The Russian Orthodox Church dates to the year 988, when Prince Vladimir I officially adopted Eastern Orthodoxy as the state religion of the fledgling Russian state. Thus, in 1988, the Russian Orthodox Church celebrated its millennial anniversary. It therefore traces its apostolic succession through the Patriarch of Constantinople.
The Church was originally a subsidiary of the Byzantine Orthodox Church, and the Byzantine patriarch appointed the metropolitan who governed the Russian Church. The Metropolitan moved from Kiev to Moscow in 1325 after Kiev's devastation by the Mongols. The Mongol period was a good one for the church, however. The Mongols supported the church and provided it with new lands and tax exempt status.
In 1439 at the Council of Florence, a meeting of the Catholic and Orthodox Church leaders agreed upon terms of reunification of the two branches of Christianity. The Russian people, however, rejected the concessions to the Catholics and Metropolitan Isidore was expelled from his position. The Russian Church remains independent of the Vatican.
In 1448, the Russian Church became independent from the Patriarchate of Constantinople. Metropolitan Jonas, installed by the Council of Russian bishops in 1448, was given the title of Metropolitan of Moscow and All Russia. This was just five years before the fall of Constantinople in 1453.
After the end of the Mongol control of Russia, a movement grew up demanding that the Church give up its large land holdings and wealth, as these detracted from its holiness. Ivan II decided, however, that the church could keep its land.
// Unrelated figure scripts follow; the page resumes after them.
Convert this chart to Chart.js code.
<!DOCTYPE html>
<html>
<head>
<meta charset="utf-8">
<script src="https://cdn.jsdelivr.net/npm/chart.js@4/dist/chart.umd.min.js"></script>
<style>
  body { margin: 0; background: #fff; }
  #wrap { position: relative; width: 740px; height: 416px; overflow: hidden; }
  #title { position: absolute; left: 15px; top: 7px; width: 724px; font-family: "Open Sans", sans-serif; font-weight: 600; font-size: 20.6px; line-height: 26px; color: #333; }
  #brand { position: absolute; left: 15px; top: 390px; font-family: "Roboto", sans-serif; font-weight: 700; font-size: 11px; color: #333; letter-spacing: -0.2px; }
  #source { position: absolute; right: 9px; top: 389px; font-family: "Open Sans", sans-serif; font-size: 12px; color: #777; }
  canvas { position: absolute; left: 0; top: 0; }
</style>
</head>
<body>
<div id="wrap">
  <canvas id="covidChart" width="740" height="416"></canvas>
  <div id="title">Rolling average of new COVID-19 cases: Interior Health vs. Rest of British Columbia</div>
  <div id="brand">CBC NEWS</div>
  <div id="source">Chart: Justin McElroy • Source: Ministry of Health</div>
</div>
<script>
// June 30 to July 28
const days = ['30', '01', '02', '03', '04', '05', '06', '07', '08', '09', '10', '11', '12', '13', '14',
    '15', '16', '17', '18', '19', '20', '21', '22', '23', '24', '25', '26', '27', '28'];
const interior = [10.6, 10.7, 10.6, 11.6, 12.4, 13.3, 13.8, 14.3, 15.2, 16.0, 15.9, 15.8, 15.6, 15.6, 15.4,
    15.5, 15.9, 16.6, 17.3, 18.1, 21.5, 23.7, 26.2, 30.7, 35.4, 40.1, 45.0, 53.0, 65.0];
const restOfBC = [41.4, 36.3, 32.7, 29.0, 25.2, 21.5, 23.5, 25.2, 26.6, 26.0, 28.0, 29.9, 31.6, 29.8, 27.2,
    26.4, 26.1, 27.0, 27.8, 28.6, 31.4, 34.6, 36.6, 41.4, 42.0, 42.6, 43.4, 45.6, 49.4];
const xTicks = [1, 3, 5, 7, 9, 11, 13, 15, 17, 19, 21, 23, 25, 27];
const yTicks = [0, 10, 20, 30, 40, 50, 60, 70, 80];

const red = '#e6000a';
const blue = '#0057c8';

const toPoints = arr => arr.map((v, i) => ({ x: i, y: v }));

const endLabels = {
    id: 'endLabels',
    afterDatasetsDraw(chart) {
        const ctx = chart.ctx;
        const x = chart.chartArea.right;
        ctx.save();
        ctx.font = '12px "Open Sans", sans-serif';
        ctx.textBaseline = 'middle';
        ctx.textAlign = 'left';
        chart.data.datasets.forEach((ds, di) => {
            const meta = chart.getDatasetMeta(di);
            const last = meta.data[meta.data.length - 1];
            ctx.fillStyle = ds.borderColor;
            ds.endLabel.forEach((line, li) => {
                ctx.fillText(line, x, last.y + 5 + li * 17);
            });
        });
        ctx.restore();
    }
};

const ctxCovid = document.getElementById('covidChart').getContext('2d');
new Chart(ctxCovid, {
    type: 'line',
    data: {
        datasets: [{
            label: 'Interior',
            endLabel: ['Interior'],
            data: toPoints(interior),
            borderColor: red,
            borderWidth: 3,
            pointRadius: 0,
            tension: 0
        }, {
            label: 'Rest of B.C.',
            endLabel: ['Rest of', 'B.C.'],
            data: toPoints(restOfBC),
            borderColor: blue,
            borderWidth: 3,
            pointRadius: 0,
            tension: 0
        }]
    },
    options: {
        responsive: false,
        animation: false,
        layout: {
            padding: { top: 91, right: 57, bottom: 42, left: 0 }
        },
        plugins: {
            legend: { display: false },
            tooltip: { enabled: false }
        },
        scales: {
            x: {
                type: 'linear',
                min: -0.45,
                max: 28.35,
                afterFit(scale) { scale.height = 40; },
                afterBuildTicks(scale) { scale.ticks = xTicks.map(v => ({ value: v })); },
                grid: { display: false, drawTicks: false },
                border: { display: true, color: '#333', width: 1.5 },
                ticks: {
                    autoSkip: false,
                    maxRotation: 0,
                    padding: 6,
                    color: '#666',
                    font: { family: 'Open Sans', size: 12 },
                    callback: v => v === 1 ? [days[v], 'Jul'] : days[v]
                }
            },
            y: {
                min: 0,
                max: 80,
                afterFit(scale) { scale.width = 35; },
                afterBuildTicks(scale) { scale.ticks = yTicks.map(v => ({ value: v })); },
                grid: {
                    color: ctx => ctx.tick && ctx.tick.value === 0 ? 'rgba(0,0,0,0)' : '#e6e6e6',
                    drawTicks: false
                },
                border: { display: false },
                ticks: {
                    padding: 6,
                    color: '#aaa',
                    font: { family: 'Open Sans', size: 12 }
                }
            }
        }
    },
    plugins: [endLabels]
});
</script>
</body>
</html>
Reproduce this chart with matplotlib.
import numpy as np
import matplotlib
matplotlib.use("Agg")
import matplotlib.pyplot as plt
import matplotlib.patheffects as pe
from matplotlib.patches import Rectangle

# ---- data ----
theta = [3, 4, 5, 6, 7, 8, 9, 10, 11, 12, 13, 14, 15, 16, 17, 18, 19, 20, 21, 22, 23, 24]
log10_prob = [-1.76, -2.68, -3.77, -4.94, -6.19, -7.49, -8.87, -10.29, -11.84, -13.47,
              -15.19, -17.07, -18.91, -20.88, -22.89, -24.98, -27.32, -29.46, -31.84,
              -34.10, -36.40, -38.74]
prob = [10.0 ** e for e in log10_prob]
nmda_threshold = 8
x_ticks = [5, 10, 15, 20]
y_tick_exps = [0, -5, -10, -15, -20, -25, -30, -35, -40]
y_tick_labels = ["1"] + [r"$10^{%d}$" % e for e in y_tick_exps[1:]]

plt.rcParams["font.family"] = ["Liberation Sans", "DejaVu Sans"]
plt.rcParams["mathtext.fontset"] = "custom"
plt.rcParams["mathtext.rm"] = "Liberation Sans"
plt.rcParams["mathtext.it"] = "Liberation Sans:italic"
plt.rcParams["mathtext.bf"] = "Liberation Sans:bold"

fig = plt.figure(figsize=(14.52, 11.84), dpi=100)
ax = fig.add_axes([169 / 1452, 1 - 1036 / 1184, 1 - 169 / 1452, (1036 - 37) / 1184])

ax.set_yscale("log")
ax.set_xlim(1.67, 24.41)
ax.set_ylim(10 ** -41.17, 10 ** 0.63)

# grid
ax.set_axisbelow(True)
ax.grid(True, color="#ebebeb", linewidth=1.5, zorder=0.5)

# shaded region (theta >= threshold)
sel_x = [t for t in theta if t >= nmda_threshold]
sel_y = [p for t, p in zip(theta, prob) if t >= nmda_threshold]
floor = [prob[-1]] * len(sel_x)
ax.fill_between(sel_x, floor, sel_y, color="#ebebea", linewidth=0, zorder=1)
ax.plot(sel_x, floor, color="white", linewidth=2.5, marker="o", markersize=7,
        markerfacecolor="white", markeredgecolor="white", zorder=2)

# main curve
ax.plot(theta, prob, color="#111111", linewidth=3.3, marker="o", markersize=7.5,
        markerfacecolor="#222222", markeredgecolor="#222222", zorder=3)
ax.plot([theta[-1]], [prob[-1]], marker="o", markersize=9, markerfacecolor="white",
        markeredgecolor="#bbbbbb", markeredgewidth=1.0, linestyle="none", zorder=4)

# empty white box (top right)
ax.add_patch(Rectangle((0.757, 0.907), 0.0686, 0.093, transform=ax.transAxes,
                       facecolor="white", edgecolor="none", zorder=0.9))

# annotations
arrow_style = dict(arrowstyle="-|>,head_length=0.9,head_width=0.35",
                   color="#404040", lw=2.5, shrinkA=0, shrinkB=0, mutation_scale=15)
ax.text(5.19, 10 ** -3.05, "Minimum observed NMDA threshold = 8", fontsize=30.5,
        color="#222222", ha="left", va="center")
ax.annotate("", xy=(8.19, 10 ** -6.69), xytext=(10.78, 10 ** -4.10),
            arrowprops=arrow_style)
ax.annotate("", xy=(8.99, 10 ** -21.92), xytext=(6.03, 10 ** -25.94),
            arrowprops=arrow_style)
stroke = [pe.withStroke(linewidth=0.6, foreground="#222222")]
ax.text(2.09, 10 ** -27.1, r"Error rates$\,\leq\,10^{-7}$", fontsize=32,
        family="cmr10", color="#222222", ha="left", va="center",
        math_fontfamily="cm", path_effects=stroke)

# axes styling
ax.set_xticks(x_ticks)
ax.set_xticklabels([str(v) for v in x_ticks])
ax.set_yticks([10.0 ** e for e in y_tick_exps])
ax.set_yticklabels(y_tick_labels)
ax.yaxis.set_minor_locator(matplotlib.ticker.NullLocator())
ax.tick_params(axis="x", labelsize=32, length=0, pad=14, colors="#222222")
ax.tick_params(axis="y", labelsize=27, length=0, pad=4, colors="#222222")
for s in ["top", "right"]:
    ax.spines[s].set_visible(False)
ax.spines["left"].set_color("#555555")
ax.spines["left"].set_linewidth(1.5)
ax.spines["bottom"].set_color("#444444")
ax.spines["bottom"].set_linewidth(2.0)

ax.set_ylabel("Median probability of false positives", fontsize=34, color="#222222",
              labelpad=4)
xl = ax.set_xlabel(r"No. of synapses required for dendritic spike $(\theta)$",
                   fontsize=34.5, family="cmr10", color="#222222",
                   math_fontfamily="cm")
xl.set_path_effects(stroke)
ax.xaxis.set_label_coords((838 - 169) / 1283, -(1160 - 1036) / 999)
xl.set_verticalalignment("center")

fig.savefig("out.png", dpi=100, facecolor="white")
In 1589, Metropolitan Job of Moscow became the first Patriarch of Moscow and All Russia; making the Russian Church autocephalous. The other Eastern patriarchs recognized the Moscow patriarchate as fifth in honor.
In 1652, Patriarch Nikon attempted to centralize power that had been distributed locally while conforming Russian Orthodox rites and rituals to those of the Greek Orthodox Church. For instance he insisted that Russians cross themselves with three fingers, rather than the traditional two. This aroused great antipathy among a large section of the population who saw the changed rites both as heresy and as a pretext for Nikon's usurpation of power. This group became known as the Old Believers and they reject the teachings of the new Patriarch. Tsar Aleksey (who was simultaneously centralizing political power) upheld Nikon's changes, however, and the Old Believers were persecuted until the reign of Peter the Great who agreed to let them practice their modified verson of Orthodoxy.
In 1700 following Patriarch Adrian's death, Peter the Great prevented a successor from being named, and in 1721 he established the Holy and Supreme Synod to govern the church instead of a single primate. This was the situation until shortly after the Russian Revolution in 1917, at which time the bishops elected a new patriarch, Patriarch Tikhon.
Today, the Russian Orthodox Church is probably still the largest of the Eastern Orthodox churches. There are some who argue that, as in Catholic Latin America, being the nominal state church, the Russian Orthodox Church inflates its membership figures to equal its estimate of all believers situated within the borders of Russia. Estimates of actual church attendance, according to this point of view, show that about 10% of those who consider themselves Russian Orthodox, actually attend or participate in the church regularly. Thus, official membership numbers appear to approximate the number of people baptized as infants into the church, rather than the number of those who participate regularly. See pedobaptism.
Since 2002 there is considerable friction between the Russian Orthodox Church and the Vatican, when Patriarch Alexey II condemned the Vatican's creation of a Catholic diocesean structure for Russian territory. This is seen by the leadership of the Russian church as a throwback to prior attempts by the Vatican to proselytize Russian Orthodox Church faithful to become Roman Catholic. This point of view is based upon the stance of the Russian Orthodox Church (and the Eastern Orthodox Church) that the Church of Rome is but one of many equal Christian churches, and that as such, it is straying into the territory "belonging" to another co-equal church.
The issue of enroachment by other Christian denominations into Russia is a particularly sensitive one to some in the Russian Orthodox Church, since the church has only recently come out from under considerable persecution during the regime of the Soviet Union. Prior to the Russian Revolution, there were some 54,000 functioning parishes and over 150 bishops. By 1939, there were less than 100 functioning parishes and only two bishops.
Those holding this point of view in the Russian Orthodox Church, see the proselytizing by Catholic and Protestant denominations as taking unfair advantage of the still-recovering condition of the Russian Church, having just come out of 70 years of Communist oppression.
The Russian Orthodox Church should not be confused with the Russian Orthodox Church Outside Russia (also known as the Russian Orthodox Church Abroad), which was founded by Russian communities outside of Russia, which refused to recognize the authority of the then-Communist-dominated Russian church.